▶ [WHAT TO DO]:
Go through the listing below and gather every line with the word "matplotlib".

BEGIN DATASET CONTENT

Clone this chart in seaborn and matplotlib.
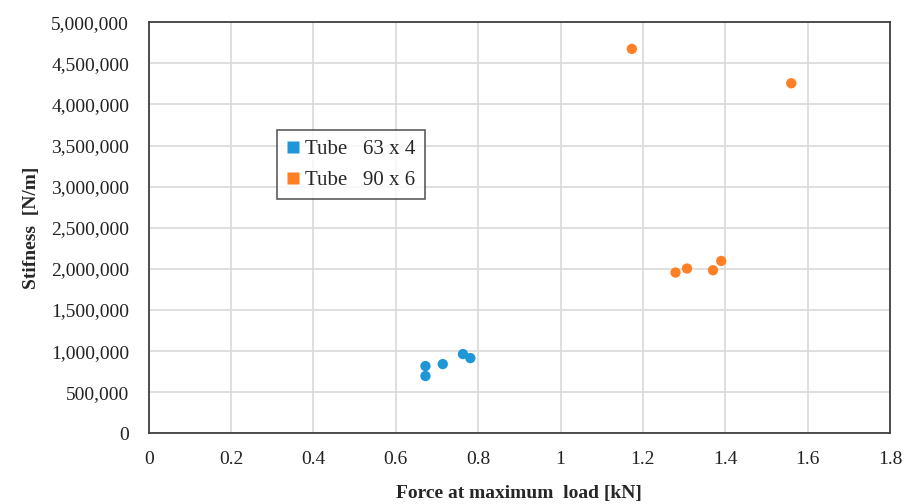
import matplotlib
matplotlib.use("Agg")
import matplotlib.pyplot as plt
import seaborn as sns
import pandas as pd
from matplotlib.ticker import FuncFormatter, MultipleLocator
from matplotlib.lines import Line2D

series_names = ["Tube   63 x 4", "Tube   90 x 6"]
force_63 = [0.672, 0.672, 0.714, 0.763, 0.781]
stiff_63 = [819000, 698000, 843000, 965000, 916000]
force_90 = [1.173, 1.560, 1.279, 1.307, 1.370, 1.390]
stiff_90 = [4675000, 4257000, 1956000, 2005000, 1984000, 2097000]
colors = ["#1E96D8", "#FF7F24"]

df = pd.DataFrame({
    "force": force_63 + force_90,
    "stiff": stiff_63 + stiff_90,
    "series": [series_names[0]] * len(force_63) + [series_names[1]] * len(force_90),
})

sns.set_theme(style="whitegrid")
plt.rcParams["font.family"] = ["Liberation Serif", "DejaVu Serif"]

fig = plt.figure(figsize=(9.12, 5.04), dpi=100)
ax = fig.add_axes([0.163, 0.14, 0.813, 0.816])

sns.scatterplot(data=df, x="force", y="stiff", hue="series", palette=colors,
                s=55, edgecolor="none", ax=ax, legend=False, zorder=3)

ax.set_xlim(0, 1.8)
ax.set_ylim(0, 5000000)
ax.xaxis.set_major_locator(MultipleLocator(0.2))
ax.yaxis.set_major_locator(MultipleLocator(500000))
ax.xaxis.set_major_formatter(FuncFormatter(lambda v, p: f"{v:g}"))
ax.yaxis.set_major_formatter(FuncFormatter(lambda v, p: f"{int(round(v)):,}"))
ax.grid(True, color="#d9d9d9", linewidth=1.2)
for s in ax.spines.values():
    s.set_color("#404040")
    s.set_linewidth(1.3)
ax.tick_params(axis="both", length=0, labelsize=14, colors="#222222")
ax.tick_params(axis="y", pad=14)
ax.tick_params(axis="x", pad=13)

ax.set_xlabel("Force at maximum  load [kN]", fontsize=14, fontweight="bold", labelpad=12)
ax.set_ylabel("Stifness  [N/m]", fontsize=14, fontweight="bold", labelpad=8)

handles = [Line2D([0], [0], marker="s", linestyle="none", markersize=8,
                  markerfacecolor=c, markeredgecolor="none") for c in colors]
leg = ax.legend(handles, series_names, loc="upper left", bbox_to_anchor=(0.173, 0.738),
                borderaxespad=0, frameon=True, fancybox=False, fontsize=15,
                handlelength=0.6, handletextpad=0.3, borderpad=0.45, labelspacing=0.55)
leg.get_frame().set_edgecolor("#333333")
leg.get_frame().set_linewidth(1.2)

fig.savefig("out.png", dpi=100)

END DATASET CONTENT

▶ [SOLUTION TO THIS EXERCISE]:
Clone this chart in seaborn and matplotlib.
import matplotlib
matplotlib.use("Agg")
import matplotlib.pyplot as plt
from matplotlib.ticker import FuncFormatter, MultipleLocator
from matplotlib.lines import Line2D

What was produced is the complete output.